* Exercise brief:
Would you transcribe the whole listing exactly, minus its pictures?

* Recorded information:
---+---

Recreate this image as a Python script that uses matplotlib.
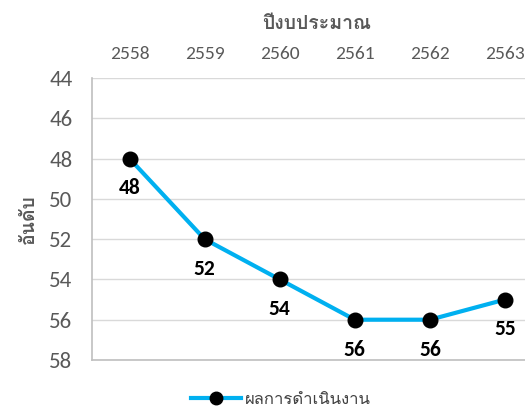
import matplotlib
matplotlib.use("Agg")
import matplotlib.pyplot as plt
from matplotlib.lines import Line2D

years = ["2558", "2559", "2560", "2561", "2562", "2563"]
ranks = [48, 52, 54, 56, 56, 55]
y_ticks = [44, 46, 48, 50, 52, 54, 56, 58]
series_name = "ผลการดำเนินงาน"
x_title = "ปีงบประมาณ"
y_title = "อันดับ"

THAI = ["Loma", "Noto Sans Thai", "DejaVu Sans"]
NUM = ["Carlito", "Lato", "DejaVu Sans"]
GRAY = "#595959"
LINE = "#00B0F0"

W, H = 525, 413
fig = plt.figure(figsize=(W / 100, H / 100), dpi=100)
left, right, top, bottom = 92, 542.5, 78, 360
ax = fig.add_axes([left / W, 1 - bottom / H, (right - left) / W, (bottom - top) / H])

x = list(range(len(years)))
ax.plot(x, ranks, color=LINE, lw=3.0, marker="o", markersize=10.5,
        markerfacecolor="black", markeredgecolor="black", zorder=3, clip_on=False)
for xi, v in zip(x, ranks):
    ax.annotate(str(v), (xi, v), xytext=(0, -21.5), textcoords="offset points",
                ha="center", va="center", fontsize=15.5, fontweight="bold",
                color="black", family=NUM)

ax.set_xlim(-0.5, len(years) - 0.5)
ax.set_ylim(58, 44)
ax.set_yticks(y_ticks)
ax.set_xticks(x)
ax.set_xticklabels(years)
ax.xaxis.tick_top()
ax.tick_params(axis="x", length=0, pad=11.5, labelsize=14, labelcolor=GRAY)
ax.tick_params(axis="y", length=0, pad=14, labelsize=16.5, labelcolor=GRAY)
for lab in ax.get_xticklabels() + ax.get_yticklabels():
    lab.set_family(NUM)
ax.grid(axis="y", color="#D9D9D9", lw=1)
ax.set_axisbelow(True)
for s in ["top", "right"]:
    ax.spines[s].set_visible(False)
ax.spines["left"].set_color("#BFBFBF")
ax.spines["bottom"].set_color("#BFBFBF")
ax.spines["left"].set_linewidth(1.2)
ax.spines["bottom"].set_linewidth(1.2)

fig.text(317 / W, 1 - 24 / H, x_title, ha="center", va="center", fontsize=14,
         fontweight="bold", color=GRAY, family=THAI)
fig.text(29 / W, 1 - 219 / H, y_title, ha="center", va="center", fontsize=14,
         fontweight="bold", color=GRAY, rotation=90, family=THAI)

handle = Line2D([], [], color=LINE, lw=3.0, marker="o", markersize=9,
                markerfacecolor="black", markeredgecolor="black")
leg = fig.legend([handle], [series_name], loc="center", bbox_to_anchor=(281 / W, 1 - 400 / H),
                 frameon=False, handlelength=3.0, handletextpad=0.2,
                 prop={"family": THAI, "size": 12})
for t in leg.get_texts():
    t.set_color("#404040")

fig.savefig("out.png", dpi=100)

---+---

* Reply to the exercise:
Recreate this image as a Python script that uses matplotlib.
import matplotlib
matplotlib.use("Agg")
import matplotlib.pyplot as plt
from matplotlib.lines import Line2D

years = ["2558", "2559", "2560", "2561", "2562", "2563"]
ranks = [48, 52, 54, 56, 56, 55]
y_ticks = [44, 46, 48, 50, 52, 54, 56, 58]
series_name = "ผลการดำเนินงาน"
x_title = "ปีงบประมาณ"
y_title = "อันดับ"

THAI = ["Loma", "Noto Sans Thai", "DejaVu Sans"]
NUM = ["Carlito", "Lato", "DejaVu Sans"]
GRAY = "#595959"
LINE = "#00B0F0"

W, H = 525, 413
fig = plt.figure(figsize=(W / 100, H / 100), dpi=100)
left, right, top, bottom = 92, 542.5, 78, 360
ax = fig.add_axes([left / W, 1 - bottom / H, (right - left) / W, (bottom - top) / H])

x = list(range(len(years)))
ax.plot(x, ranks, color=LINE, lw=3.0, marker="o", markersize=10.5,
        markerfacecolor="black", markeredgecolor="black", zorder=3, clip_on=False)
for xi, v in zip(x, ranks):
    ax.annotate(str(v), (xi, v), xytext=(0, -21.5), textcoords="offset points",
                ha="center", va="center", fontsize=15.5, fontweight="bold",
                color="black", family=NUM)

ax.set_xlim(-0.5, len(years) - 0.5)
ax.set_ylim(58, 44)
ax.set_yticks(y_ticks)
ax.set_xticks(x)
ax.set_xticklabels(years)
ax.xaxis.tick_top()
ax.tick_params(axis="x", length=0, pad=11.5, labelsize=14, labelcolor=GRAY)
ax.tick_params(axis="y", length=0, pad=14, labelsize=16.5, labelcolor=GRAY)
for lab in ax.get_xticklabels() + ax.get_yticklabels():
    lab.set_family(NUM)
ax.grid(axis="y", color="#D9D9D9", lw=1)
ax.set_axisbelow(True)
for s in ["top", "right"]:
    ax.spines[s].set_visible(False)
ax.spines["left"].set_color("#BFBFBF")
ax.spines["bottom"].set_color("#BFBFBF")
ax.spines["left"].set_linewidth(1.2)
ax.spines["bottom"].set_linewidth(1.2)

fig.text(317 / W, 1 - 24 / H, x_title, ha="center", va="center", fontsize=14,
         fontweight="bold", color=GRAY, family=THAI)
fig.text(29 / W, 1 - 219 / H, y_title, ha="center", va="center", fontsize=14,
         fontweight="bold", color=GRAY, rotation=90, family=THAI)

handle = Line2D([], [], color=LINE, lw=3.0, marker="o", markersize=9,
                markerfacecolor="black", markeredgecolor="black")
leg = fig.legend([handle], [series_name], loc="center", bbox_to_anchor=(281 / W, 1 - 400 / H),
                 frameon=False, handlelength=3.0, handletextpad=0.2,
                 prop={"family": THAI, "size": 12})
for t in leg.get_texts():
    t.set_color("#404040")

fig.savefig("out.png", dpi=100)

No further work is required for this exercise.